It is one thing to just mourn about a failed economy and pretend all will be fixed one day. It is another when one considers what that means in real terms. You see, life, to any individual can easily be viewed as, me, my household and my neighbour. When problems visit just those within that view, such are the problems I can perceive. Anything in the papers or in any media is just but remote news. This is why you hear those who say zvangu zvaita betraying that egoistic sense of individual triumph . I don’t care how anyone else is as long as I and that which is mine are ok.
The Zimbabwean economy sits painfully on my mind. I have seen it grow from pre independence changeover , through the hard times of importing even a toothpaste tube from Botswana to the short stable days and to the disaster that it has become. People would go to Botswana and later South Africa just to buy even soap, wrist watches and jeans for resell at home. Even a simple colour TV or the old vcr were things that you would only dream of if someone went down south and bought you and all this with very strictly controlled forex. All would be bought through a holiday allowance.
When I was a student I remember a certain canvas shoe that was called Chinese shoes which one could only buy from Botswana. Even rice, there is a time when such were luxuries open only to those who could import it somehow. My first vcr, I bought it from a pawn shop in Jeppe street in joburg. All these were days presided over by the same, more or less failed politicians presiding over our economy even now. Anywhere enough of the suffering Of the rich and affording.
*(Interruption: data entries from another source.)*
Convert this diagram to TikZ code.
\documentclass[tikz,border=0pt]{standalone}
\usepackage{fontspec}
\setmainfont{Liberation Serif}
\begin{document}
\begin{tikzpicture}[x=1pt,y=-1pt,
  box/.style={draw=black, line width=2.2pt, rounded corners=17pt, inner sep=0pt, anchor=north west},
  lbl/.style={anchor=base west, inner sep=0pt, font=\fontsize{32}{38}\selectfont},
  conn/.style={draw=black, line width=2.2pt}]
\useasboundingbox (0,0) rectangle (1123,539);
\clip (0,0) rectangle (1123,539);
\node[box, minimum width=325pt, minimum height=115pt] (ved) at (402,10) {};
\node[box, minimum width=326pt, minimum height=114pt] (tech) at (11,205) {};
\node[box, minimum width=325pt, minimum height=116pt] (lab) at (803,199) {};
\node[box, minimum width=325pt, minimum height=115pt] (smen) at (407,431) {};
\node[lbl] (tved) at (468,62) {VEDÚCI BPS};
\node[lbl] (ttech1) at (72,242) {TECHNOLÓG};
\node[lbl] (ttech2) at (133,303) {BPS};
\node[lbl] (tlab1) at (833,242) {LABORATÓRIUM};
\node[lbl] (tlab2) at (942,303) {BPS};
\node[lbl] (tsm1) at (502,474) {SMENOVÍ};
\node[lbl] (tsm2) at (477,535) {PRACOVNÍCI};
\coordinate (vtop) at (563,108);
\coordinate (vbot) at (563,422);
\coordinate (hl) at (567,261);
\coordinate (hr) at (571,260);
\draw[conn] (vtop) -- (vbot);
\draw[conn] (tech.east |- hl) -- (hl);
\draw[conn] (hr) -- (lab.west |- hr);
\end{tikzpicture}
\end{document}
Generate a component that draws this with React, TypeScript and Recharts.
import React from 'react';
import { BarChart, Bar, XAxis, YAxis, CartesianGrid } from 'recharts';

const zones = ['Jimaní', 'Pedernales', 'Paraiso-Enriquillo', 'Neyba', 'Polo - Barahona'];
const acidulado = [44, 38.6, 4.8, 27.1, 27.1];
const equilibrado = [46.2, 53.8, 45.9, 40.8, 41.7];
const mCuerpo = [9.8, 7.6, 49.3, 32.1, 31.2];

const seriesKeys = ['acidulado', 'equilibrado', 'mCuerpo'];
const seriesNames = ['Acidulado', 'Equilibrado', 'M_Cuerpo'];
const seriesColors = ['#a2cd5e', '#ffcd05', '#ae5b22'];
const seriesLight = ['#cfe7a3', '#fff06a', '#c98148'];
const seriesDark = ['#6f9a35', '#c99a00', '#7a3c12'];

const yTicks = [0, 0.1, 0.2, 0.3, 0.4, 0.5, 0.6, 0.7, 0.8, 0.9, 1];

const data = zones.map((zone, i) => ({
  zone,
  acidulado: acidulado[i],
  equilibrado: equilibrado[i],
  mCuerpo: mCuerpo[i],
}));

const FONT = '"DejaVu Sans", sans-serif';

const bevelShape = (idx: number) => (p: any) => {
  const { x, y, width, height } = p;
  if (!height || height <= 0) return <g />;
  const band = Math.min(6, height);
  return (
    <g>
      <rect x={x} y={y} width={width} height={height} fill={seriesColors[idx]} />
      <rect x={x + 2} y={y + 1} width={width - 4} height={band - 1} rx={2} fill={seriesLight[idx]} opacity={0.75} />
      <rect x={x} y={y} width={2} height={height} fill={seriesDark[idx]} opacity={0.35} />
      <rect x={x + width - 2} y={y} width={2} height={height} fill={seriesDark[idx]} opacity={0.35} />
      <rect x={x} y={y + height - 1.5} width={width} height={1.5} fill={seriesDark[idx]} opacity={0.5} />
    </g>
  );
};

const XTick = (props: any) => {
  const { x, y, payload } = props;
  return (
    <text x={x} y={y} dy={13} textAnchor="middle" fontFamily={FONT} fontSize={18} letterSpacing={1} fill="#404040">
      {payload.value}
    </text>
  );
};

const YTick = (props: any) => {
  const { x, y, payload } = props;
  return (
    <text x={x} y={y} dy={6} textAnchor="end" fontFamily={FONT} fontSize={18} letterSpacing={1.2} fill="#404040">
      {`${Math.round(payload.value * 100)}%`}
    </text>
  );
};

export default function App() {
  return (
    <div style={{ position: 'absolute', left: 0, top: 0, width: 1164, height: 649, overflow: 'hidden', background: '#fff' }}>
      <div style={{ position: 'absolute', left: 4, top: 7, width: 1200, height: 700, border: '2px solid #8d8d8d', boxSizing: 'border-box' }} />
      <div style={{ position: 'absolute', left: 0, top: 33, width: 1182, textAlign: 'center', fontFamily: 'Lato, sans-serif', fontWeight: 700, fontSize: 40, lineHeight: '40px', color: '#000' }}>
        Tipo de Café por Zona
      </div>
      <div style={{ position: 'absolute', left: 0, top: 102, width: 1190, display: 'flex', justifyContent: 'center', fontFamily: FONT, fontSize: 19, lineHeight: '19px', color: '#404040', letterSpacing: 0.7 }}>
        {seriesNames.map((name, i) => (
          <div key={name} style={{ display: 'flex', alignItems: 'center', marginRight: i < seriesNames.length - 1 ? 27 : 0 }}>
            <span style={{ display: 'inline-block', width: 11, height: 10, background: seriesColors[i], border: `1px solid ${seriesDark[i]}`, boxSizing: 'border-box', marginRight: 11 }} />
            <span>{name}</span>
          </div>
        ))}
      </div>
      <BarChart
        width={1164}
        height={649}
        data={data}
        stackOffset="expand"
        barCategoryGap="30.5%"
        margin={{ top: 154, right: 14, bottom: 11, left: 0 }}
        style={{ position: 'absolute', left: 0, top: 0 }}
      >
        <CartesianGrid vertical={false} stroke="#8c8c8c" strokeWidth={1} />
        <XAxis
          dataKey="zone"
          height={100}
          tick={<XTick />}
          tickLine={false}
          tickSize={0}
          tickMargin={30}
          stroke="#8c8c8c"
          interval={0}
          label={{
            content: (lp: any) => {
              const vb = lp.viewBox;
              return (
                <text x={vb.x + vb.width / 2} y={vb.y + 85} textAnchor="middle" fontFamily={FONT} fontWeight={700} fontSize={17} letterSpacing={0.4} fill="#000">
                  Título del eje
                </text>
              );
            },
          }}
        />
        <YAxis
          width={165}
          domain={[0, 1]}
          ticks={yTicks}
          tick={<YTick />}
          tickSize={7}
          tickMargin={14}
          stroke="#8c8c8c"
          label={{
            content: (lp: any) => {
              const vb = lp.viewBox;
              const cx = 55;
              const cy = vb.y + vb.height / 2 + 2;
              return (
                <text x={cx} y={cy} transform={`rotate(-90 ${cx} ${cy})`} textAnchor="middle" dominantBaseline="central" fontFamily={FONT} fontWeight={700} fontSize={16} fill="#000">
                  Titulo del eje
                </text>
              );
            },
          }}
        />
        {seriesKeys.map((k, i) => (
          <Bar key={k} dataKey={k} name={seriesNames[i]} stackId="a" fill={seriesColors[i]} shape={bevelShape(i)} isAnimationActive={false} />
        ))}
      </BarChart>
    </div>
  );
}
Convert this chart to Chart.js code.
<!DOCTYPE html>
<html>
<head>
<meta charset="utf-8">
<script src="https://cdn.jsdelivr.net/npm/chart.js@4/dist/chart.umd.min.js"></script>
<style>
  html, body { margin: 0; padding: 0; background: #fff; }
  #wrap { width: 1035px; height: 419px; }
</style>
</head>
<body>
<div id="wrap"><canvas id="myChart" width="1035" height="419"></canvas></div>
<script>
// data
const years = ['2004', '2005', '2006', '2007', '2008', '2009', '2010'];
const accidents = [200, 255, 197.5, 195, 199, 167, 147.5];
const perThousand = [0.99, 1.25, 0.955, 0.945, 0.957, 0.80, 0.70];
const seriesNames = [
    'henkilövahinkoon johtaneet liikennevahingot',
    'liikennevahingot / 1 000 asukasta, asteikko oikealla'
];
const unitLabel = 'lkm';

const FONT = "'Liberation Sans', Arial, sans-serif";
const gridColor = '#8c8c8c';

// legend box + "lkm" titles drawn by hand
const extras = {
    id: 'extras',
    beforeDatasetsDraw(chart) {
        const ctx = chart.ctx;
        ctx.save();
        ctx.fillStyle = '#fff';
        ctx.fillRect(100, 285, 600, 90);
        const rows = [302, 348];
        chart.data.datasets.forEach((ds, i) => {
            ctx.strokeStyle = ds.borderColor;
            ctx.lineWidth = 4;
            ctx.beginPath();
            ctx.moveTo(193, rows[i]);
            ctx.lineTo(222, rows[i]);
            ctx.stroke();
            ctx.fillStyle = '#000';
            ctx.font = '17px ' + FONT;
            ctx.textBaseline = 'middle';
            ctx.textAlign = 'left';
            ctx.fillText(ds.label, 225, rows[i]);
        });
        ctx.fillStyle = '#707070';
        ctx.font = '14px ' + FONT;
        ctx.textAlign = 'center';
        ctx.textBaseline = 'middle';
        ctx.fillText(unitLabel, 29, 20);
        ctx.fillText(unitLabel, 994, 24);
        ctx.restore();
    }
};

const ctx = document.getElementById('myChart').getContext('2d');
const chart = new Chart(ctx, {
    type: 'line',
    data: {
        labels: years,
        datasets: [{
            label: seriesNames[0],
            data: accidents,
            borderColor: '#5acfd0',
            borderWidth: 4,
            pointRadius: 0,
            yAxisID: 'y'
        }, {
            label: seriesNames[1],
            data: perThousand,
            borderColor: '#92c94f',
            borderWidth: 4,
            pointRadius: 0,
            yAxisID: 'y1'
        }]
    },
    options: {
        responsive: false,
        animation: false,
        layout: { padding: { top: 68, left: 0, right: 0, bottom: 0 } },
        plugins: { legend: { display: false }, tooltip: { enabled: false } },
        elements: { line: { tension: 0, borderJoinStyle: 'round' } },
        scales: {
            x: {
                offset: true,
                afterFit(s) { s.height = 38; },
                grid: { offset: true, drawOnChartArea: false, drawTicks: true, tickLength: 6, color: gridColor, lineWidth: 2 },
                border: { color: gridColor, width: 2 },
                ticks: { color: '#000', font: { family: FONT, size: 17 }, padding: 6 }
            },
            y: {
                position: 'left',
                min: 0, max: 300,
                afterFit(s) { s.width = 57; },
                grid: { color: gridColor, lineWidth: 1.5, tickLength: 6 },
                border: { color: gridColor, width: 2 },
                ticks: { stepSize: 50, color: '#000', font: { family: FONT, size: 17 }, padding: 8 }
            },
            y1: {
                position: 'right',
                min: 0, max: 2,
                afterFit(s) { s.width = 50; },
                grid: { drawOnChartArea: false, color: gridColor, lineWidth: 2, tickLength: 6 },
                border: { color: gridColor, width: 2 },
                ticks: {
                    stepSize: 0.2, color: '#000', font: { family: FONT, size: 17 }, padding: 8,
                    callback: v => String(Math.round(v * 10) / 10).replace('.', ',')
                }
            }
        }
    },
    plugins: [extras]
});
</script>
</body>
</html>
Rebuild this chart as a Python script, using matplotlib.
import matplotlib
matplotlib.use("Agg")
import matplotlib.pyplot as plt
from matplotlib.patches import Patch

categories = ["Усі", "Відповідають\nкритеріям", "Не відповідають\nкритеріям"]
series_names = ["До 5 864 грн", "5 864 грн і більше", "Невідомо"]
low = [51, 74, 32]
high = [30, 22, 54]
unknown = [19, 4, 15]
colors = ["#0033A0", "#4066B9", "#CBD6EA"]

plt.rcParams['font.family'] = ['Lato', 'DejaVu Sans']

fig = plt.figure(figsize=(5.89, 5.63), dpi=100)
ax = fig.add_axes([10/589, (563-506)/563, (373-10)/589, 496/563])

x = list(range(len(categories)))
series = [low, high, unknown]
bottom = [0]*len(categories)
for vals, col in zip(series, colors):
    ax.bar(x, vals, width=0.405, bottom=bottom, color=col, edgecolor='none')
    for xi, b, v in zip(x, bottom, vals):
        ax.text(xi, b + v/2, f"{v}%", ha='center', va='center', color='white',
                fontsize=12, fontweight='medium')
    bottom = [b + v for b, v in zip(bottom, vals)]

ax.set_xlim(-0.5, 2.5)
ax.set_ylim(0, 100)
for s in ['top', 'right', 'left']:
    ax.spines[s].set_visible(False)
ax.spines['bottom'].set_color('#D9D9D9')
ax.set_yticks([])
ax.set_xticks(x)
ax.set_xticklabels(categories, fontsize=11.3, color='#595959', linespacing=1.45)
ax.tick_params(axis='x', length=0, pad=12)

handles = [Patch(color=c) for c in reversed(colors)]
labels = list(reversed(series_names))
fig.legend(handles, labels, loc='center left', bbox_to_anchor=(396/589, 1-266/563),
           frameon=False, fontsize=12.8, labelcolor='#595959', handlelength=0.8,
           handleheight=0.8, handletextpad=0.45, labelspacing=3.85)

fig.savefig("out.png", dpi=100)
My real beef with the ailing economy is imagining the extreme of our society. It is easy for the teachers, because when they are not paid, or are paid what they are not happy with they mobilise under their unions and voice out. The same with many other employees of living relatively secure under unionist wings. My heart though goes out to those who work for non paying companies like nrz. Their works have not been paid for some months and my question is what happens to an employee who dies owed such money. Does the company prioritise and pays out or that just waits the day they will decide to pay?
Realities also take us to the welfare section of the nation. If a country can not pay its employees, even ending up with a minister who unilaterally announces end of bonuses, what more of the blind and lame who live on government grants and welfare allowances?
I found doctor Tsitsi Choruma’s essay on disabled people very interesting but more so the heading, “the forgotten tribe”. The tribe in this case, the forgotten tribe are the disabled. One unverified claim puts Zimbabwe’s blind people at 100 000. I can not dispute that. Most of these would most certainly be on state benefits. And sadly, most of these are suffering and one wonders what chance they have in a country where priority is the politician in general, but ruling party politicians in particular.
It is left to NGOs and various other donors to do something,yet even they have the same mentality as the politicians. Of the millions donated to an agency, considering the luxury life of NGO directors I would be surprised if more than 30% actually gets through to the disabled or disadvantaged. It does remind one of the biblical Christ quotation, “if they can do such to a green tree, what more can they do to a dry one”.
The problem is that the economy is measured by parameters that consider able bodied and economically active people. It takes into considerations activities of those whose consumption and participation can fit into the GDP, INFLATION,CONSUMER INDEX bla bla bla equations yet the reality of suffering, going without a meal, begging and dying without treatment just don’t have a way into economic equations.